At a market cap near $446M and enterprise value near $620M, WTI trades at EV/EBITDA of ~5.3. For a small Gulf producer with meaningful operational leverage to commodity prices, that multiple is compelling on the surface. Price-to-sales of ~0.79 and price-to-cash-flow ~8.4 add to the argument that the market is discounting sustained commodity strength or stressing persistent cash flow issues.

However, earnings per share remains negative (latest EPS around -$0.98), and free cash flow is small relative to enterprise value. That combination explains why the market demands a relatively low multiple today. The trade is therefore a bet that the commodity or geopolitical environment will re-rate the company faster than its cash flow problems re-emerge.

Catalysts (what could drive the trade)

  • Natural gas and oil price strength - a sustained rally in natural gas (continental and regional spreads favoring Gulf output) would increase realized prices and cash flow.
  • Escalation or sustained tensions in the Middle East that lift global oil and gas risk premia, benefiting all upstream producers.
  • Operational upside: higher-than-expected Gulf of Mexico production or successful tie-ins and cost control that improve free cash flow beyond the current ~$8.8M run rate.
  • Deleveraging or refinancing wins that materially lower interest costs relative to the 10.75% senior second lien notes and improve net income/cash flow.
  • Short-covering: elevated short interest (roughly 19M shares) can amplify positive moves if sentiment shifts or a commodity catalyst arrives.

Trade plan (actionable)

Entry price: $3.10
Stop loss: $2.50
Target: $4.25
Horizon: mid term (45 trading days) — This horizon gives time for commodity moves or geopolitical headlines to play out and for short covering to occur while keeping exposure limited relative to longer-term structural risks.

Rationale: Entry at $3.10 captures current market conviction while the stop at $2.50 limits downside to operational or commodity-driven drawdowns. The $4.25 target is a stretch above the recent 52-week high ($3.19) and implies a re-rating toward higher EV/EBITDA or a stronger cash flow run rate; it's reachable if either a commodity re-acceleration or short-covering occurs. If the stock quickly reaches $3.80-$4.00 on volume and clear commodity tailwinds, scale out partial profits and tighten stops on remaining exposure.

Risks and counterarguments

  • Commodity risk: The primary risk is that natural gas and oil prices do not strengthen or reverse lower. Given W&T's exposure, weaker realized prices quickly compress cash flow and can push the stock below the stop.
  • Operational risk: Offshore production faces weather, maintenance and platform downtime. A production outage in the Gulf of Mexico can erase any rally driven by prices.
  • Financial/leverage risk: The company has used debt markets to extend maturities (e.g., the $350M second lien notes) but carries relatively expensive financing. If cash flow doesn't improve, interest obligations will remain a strain.
  • Market structure risk: Elevated short interest (~19M shares) creates two-sided volatility: it can accelerate gains via covering but also accelerate losses if short sellers press the position during weak news or if the broader market weakens.
  • Valuation & earnings quality: Negative EPS (-$0.98) and modest free cash flow ($8.78M) mean the market is pricing in operational or price risk; the company may need higher and sustained commodity prices to justify a higher valuation.
  • Overbought technicals: The RSI near 72 warns of short-term overbought conditions; a pullback is possible before any sustained leg higher, which could force traders to average down or miss the entry.

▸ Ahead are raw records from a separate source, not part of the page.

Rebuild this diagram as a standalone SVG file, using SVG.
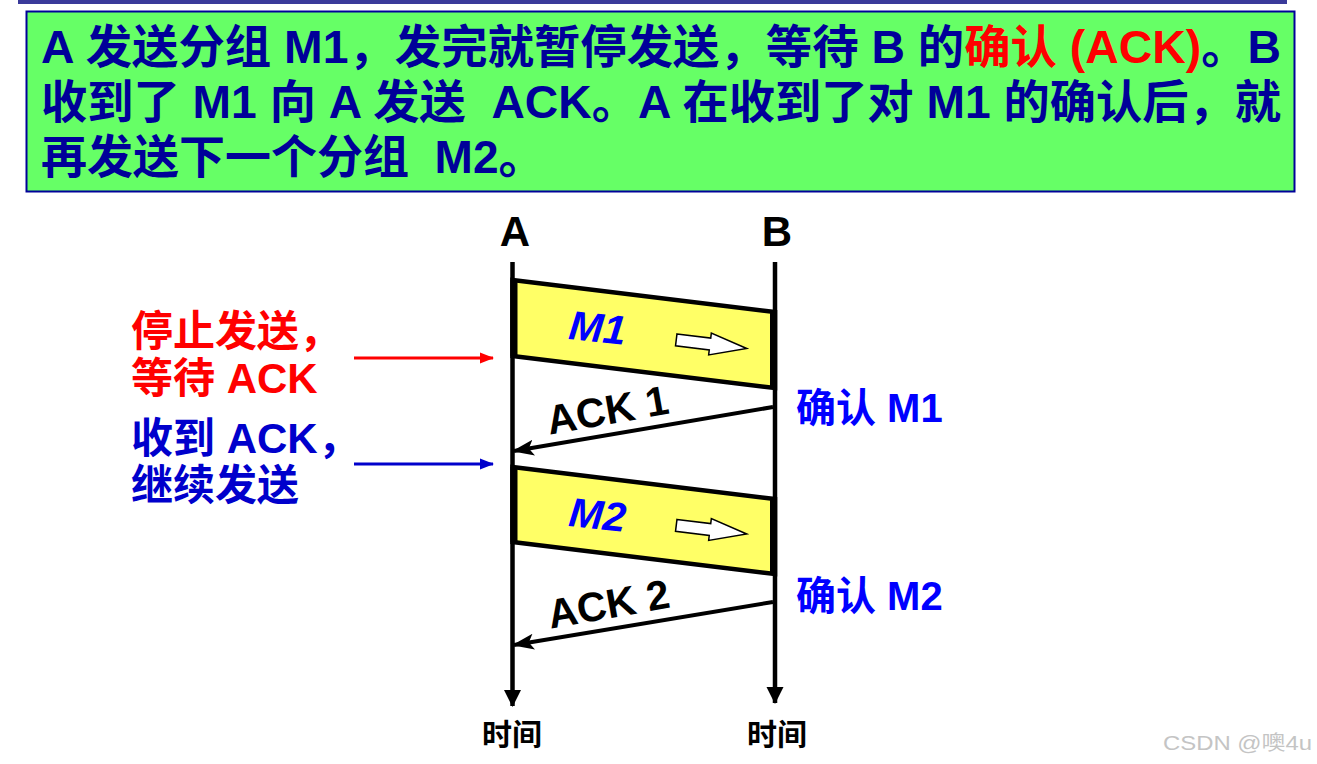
<svg xmlns="http://www.w3.org/2000/svg" width="1317" height="764" viewBox="0 0 1317 764">
<style>
text{font-family:"Liberation Sans","Noto Sans CJK SC",sans-serif;font-weight:bold;white-space:pre}
.hdr{font-size:46px;fill:#000099}
.lbl{font-size:42px}
.ack{font-size:41px;fill:#000}
.msg{font-size:41px;fill:#0000ff;font-style:italic}
.cf{font-size:40px;fill:#0000ff}
.tm{font-size:30px;fill:#000}
.life{stroke:#000;stroke-width:4.5;fill:none}
.box{fill:#ffff66;stroke:#000;stroke-width:4.5;stroke-linejoin:miter}
.side{stroke:#000;stroke-width:7}
.hol{fill:#fff;stroke:#000;stroke-width:1.5}
</style>
<defs>
<marker id="mLife" markerUnits="userSpaceOnUse" markerWidth="18" markerHeight="18" viewBox="0 -9 17 18" refX="16" refY="0" orient="auto"><path d="M0,-8.5 L17,0 L0,8.5 Z" fill="#000"/></marker>
<marker id="mAck" markerUnits="userSpaceOnUse" markerWidth="22" markerHeight="18" viewBox="0 -9 22 18" refX="20" refY="0" orient="auto"><path d="M0,-8 L22,0 L0,8 L5,0 Z" fill="#000"/></marker>
<marker id="mRed" markerUnits="userSpaceOnUse" markerWidth="14" markerHeight="12" viewBox="0 -6 14 12" refX="13" refY="0" orient="auto"><path d="M0,-5.5 L14,0 L0,5.5 Z" fill="#ff0000"/></marker>
<marker id="mBlue" markerUnits="userSpaceOnUse" markerWidth="14" markerHeight="12" viewBox="0 -6 14 12" refX="13" refY="0" orient="auto"><path d="M0,-5.5 L14,0 L0,5.5 Z" fill="#0000cc"/></marker>
</defs>
<rect x="0" y="0" width="1317" height="764" fill="#fff"/>
<rect x="18" y="0" width="1269" height="4" fill="#3a3a9a"/>
<g id="header">
<rect x="26.5" y="11.5" width="1268" height="180" fill="#66ff66" stroke="#000099" stroke-width="2"/>
<text class="hdr" x="41" y="63" textLength="1240" lengthAdjust="spacingAndGlyphs">A 发送分组 M1，发完就暂停发送，等待 B 的<tspan fill="#ff0000">确认 (ACK)</tspan>。B</text>
<text class="hdr" x="41" y="118" textLength="1240" lengthAdjust="spacingAndGlyphs">收到了 M1 向 A 发送  ACK。A 在收到了对 M1 的确认后，就</text>
<text class="hdr" x="41" y="173">再发送下一个分组  M2。</text>
</g>
<g id="nodeA"><text class="lbl" x="515" y="246" text-anchor="middle" fill="#000">A</text></g>
<g id="nodeB"><text class="lbl" x="777" y="246" text-anchor="middle" fill="#000">B</text></g>
<g id="connectors">
<line class="life" x1="512.5" y1="262" x2="512.5" y2="706" marker-end="url(#mLife)"/>
<line class="life" x1="775" y1="262" x2="775" y2="703" marker-end="url(#mLife)"/>
<line x1="773" y1="407" x2="514" y2="451" stroke="#000" stroke-width="4" marker-end="url(#mAck)"/>
<line x1="773" y1="602" x2="514" y2="645" stroke="#000" stroke-width="4" marker-end="url(#mAck)"/>
<line x1="354" y1="358" x2="493" y2="358" stroke="#ff0000" stroke-width="3" marker-end="url(#mRed)"/>
<line x1="354" y1="464" x2="493" y2="464" stroke="#0000cc" stroke-width="3" marker-end="url(#mBlue)"/>
</g>
<g id="msgM1">
<polygon class="box" points="512.5,280 775,312 775,388 512.5,356"/>
<line class="side" x1="514" y1="280" x2="514" y2="356"/>
<line class="side" x1="773.5" y1="312" x2="773.5" y2="388"/>
<text class="msg" x="596" y="342" text-anchor="middle" transform="rotate(6 596 342)">M1</text>
<polygon class="hol" transform="translate(710 344) rotate(7)" points="-34,-6 0,-6 0,-11 37,0 0,11 0,6 -34,6"/>
</g>
<g id="msgM2">
<polygon class="box" points="512.5,467 775,499 775,574 512.5,542"/>
<line class="side" x1="514" y1="467" x2="514" y2="542"/>
<line class="side" x1="773.5" y1="499" x2="773.5" y2="574"/>
<text class="msg" x="596" y="529" text-anchor="middle" transform="rotate(6 596 529)">M2</text>
<polygon class="hol" transform="translate(710 529.5) rotate(7)" points="-34,-6 0,-6 0,-11 37,0 0,11 0,6 -34,6"/>
</g>
<g id="ack1Label"><text class="ack" x="610" y="424" text-anchor="middle" transform="rotate(-10 610 424)">ACK 1</text></g>
<g id="ack2Label"><text class="ack" x="611" y="618" text-anchor="middle" transform="rotate(-10 611 618)">ACK 2</text></g>
<g id="stopLabel">
<text class="lbl" x="131" y="346" fill="#ff0000">停止发送，</text>
<text class="lbl" x="131" y="393" fill="#ff0000">等待 ACK</text>
</g>
<g id="resumeLabel">
<text class="lbl" x="131" y="453" fill="#0000cc">收到 ACK，</text>
<text class="lbl" x="131" y="500" fill="#0000cc">继续发送</text>
</g>
<g id="confirm1"><text class="cf" x="796" y="422">确认 M1</text></g>
<g id="confirm2"><text class="cf" x="796" y="610">确认 M2</text></g>
<g id="timeA"><text class="tm" x="512" y="745" text-anchor="middle">时间</text></g>
<g id="timeB"><text class="tm" x="777" y="745" text-anchor="middle">时间</text></g>
<text x="1163" y="750" font-size="20" fill="#c4c4c4" style="font-weight:normal" textLength="149" lengthAdjust="spacingAndGlyphs">CSDN @噢4u</text>
</svg>
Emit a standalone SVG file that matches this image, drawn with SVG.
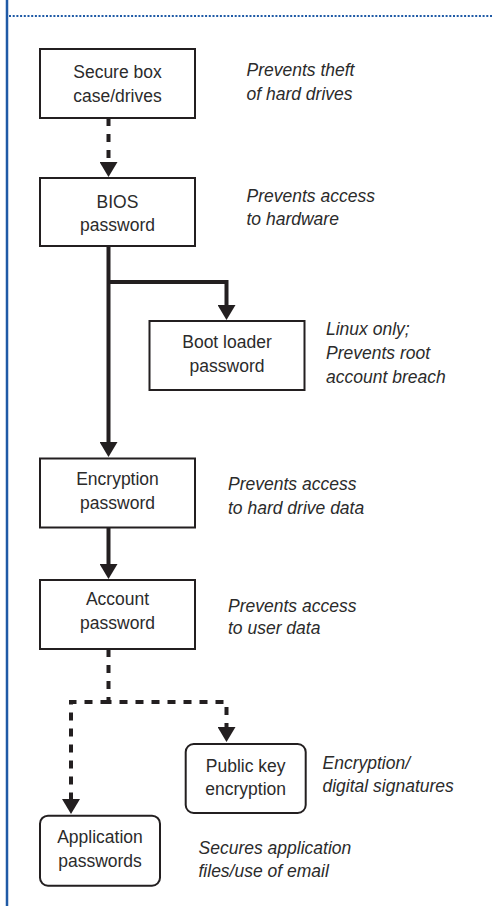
<svg xmlns="http://www.w3.org/2000/svg" width="493" height="906" viewBox="0 0 493 906">
<style>
.box{fill:#fff;stroke:#231f20;stroke-width:2}
.lbl{font-family:"Liberation Sans",Arial,sans-serif;font-size:17.5px;fill:#2b2b2b;text-anchor:middle}
.desc{font-family:"Liberation Sans",Arial,sans-serif;font-size:17.5px;font-style:italic;fill:#2b2b2b}
.solid{fill:none;stroke:#231f20;stroke-width:4}
.dash{fill:none;stroke:#231f20;stroke-width:4;stroke-dasharray:8 8}
</style>
<defs>
<marker id="ah" markerUnits="userSpaceOnUse" markerWidth="15" markerHeight="18" viewBox="0 0 15 18" refX="0" refY="9" orient="auto">
<path d="M0,0 L15,9 L0,18 Z" fill="#231f20"/>
</marker>
</defs>
<rect width="493" height="906" fill="#fff"/>
<g id="frame">
<line x1="7" y1="0" x2="7" y2="906" stroke="#1f5aa6" stroke-width="2.5"/>
<line x1="9" y1="16" x2="493" y2="16" stroke="#1f5aa6" stroke-width="2" stroke-dasharray="2 1.7"/>
</g>
<g id="connectors">
<path class="dash" d="M108.5,118 V162" marker-end="url(#ah)"/>
<path class="solid" d="M108.5,246 V442" marker-end="url(#ah)"/>
<path class="solid" d="M108.5,282 H226.5 V305" marker-end="url(#ah)"/>
<path class="solid" d="M108.5,527.5 V564" marker-end="url(#ah)"/>
<path class="dash" d="M108.5,649 V702 H226.5 V727" marker-end="url(#ah)"/>
<path class="dash" d="M108.5,702 H71 V799" marker-end="url(#ah)"/>
</g>
<g id="secure-box">
<rect class="box" x="40" y="49" width="155" height="69"/>
<text class="lbl" x="117.5" y="78">Secure box</text>
<text class="lbl" x="117.5" y="101.5">case/drives</text>
<text class="desc" x="246.5" y="76">Prevents theft</text>
<text class="desc" x="246.5" y="100">of hard drives</text>
</g>
<g id="bios">
<rect class="box" x="40" y="178" width="155" height="68"/>
<text class="lbl" x="117.5" y="207.5">BIOS</text>
<text class="lbl" x="117.5" y="231">password</text>
<text class="desc" x="246.5" y="201.5">Prevents access</text>
<text class="desc" x="246.5" y="225">to hardware</text>
</g>
<g id="boot-loader">
<rect class="box" x="149.5" y="321" width="155" height="69"/>
<text class="lbl" x="227" y="348">Boot loader</text>
<text class="lbl" x="227" y="371.5">password</text>
<text class="desc" x="326" y="335">Linux only;</text>
<text class="desc" x="326" y="358.5">Prevents root</text>
<text class="desc" x="326" y="382.5">account breach</text>
</g>
<g id="encryption">
<rect class="box" x="40" y="458.5" width="155" height="69"/>
<text class="lbl" x="117.5" y="485">Encryption</text>
<text class="lbl" x="117.5" y="509">password</text>
<text class="desc" x="228" y="490">Prevents access</text>
<text class="desc" x="228" y="513.5">to hard drive data</text>
</g>
<g id="account">
<rect class="box" x="40" y="580" width="155" height="69"/>
<text class="lbl" x="117.5" y="605">Account</text>
<text class="lbl" x="117.5" y="629">password</text>
<text class="desc" x="228" y="611.5">Prevents access</text>
<text class="desc" x="228" y="634">to user data</text>
</g>
<g id="public-key">
<rect class="box" x="185.7" y="744" width="120" height="69" rx="8"/>
<text class="lbl" x="245.7" y="771.5">Public key</text>
<text class="lbl" x="245.7" y="795">encryption</text>
<text class="desc" x="322.5" y="769">Encryption/</text>
<text class="desc" x="322.5" y="791.5">digital signatures</text>
</g>
<g id="application">
<rect class="box" x="40" y="815.7" width="120" height="70" rx="8"/>
<text class="lbl" x="100" y="843">Application</text>
<text class="lbl" x="100" y="866.5">passwords</text>
<text class="desc" x="198.5" y="853.5">Secures application</text>
<text class="desc" x="198.5" y="877">files/use of email</text>
</g>
</svg>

Counterargument: One reasonable counter view is that W&T’s small free cash flow, negative EPS and high-cost debt make it structurally vulnerable even if oil/gas pop momentarily. The market may prefer to wait for clear, sustained improvements in operating cash flow before committing, and short sellers have been persistent — a sign of underlying skepticism that could keep a lid on the stock unless earnings materially improve.

Conclusion and what would change my mind

My stance: tactical long with strict risk management. The entry at $3.10, stop $2.50 and target $4.25 over a 45 trading day horizon frames an asymmetric opportunity where commodity tailwinds and elevated short interest can produce rapid upside. The trade is high-risk: it depends on commodity movements, execution on production and continued progress on balance sheet management.

I would change my view if any of the following occur: a) a failed refinancing or a materially negative covenant event emerges, b) several consecutive quarters of negative realized pricing and shrinking production persist, or c) a meaningful dilution event to shore up liquidity is announced. Conversely, sustained natural gas price strength, materially improved free cash flow above current run-rate levels, or clear guidance for lower interest expense would strengthen the bullish thesis and warrant a larger position.

Metric Value
Current price $3.10
52-week range $1.09 - $3.19
Market cap $446.3M
Enterprise value $619.9M
EV/EBITDA 5.28
Free cash flow $8.78M
Short interest (recent) ~19M shares (~19% of float)

Bottom line: W&T is a tactical, commodity-dependent swing trade. It is not a safe dividend or steady-growth pick. If you own it, size the position for volatility and stick to the stop. If natural gas or oil run higher and geopolitical risk rises, WTI can move quickly — both up and down — and this trade aims to capture that skew while preserving capital via a disciplined stop.

Risks

  • Commodity prices decline or remain weak, compressing realized revenue and cash flow.
  • Operational outages in the Gulf of Mexico (weather, maintenance) that reduce production unexpectedly.
  • High-cost debt and refinancing risk despite recent notes offering, pressuring cash flow if earnings don't improve.
  • Elevated short interest creates two-way volatility — potential for rapid downside if sentiment worsens or for a squeeze if sentiment improves.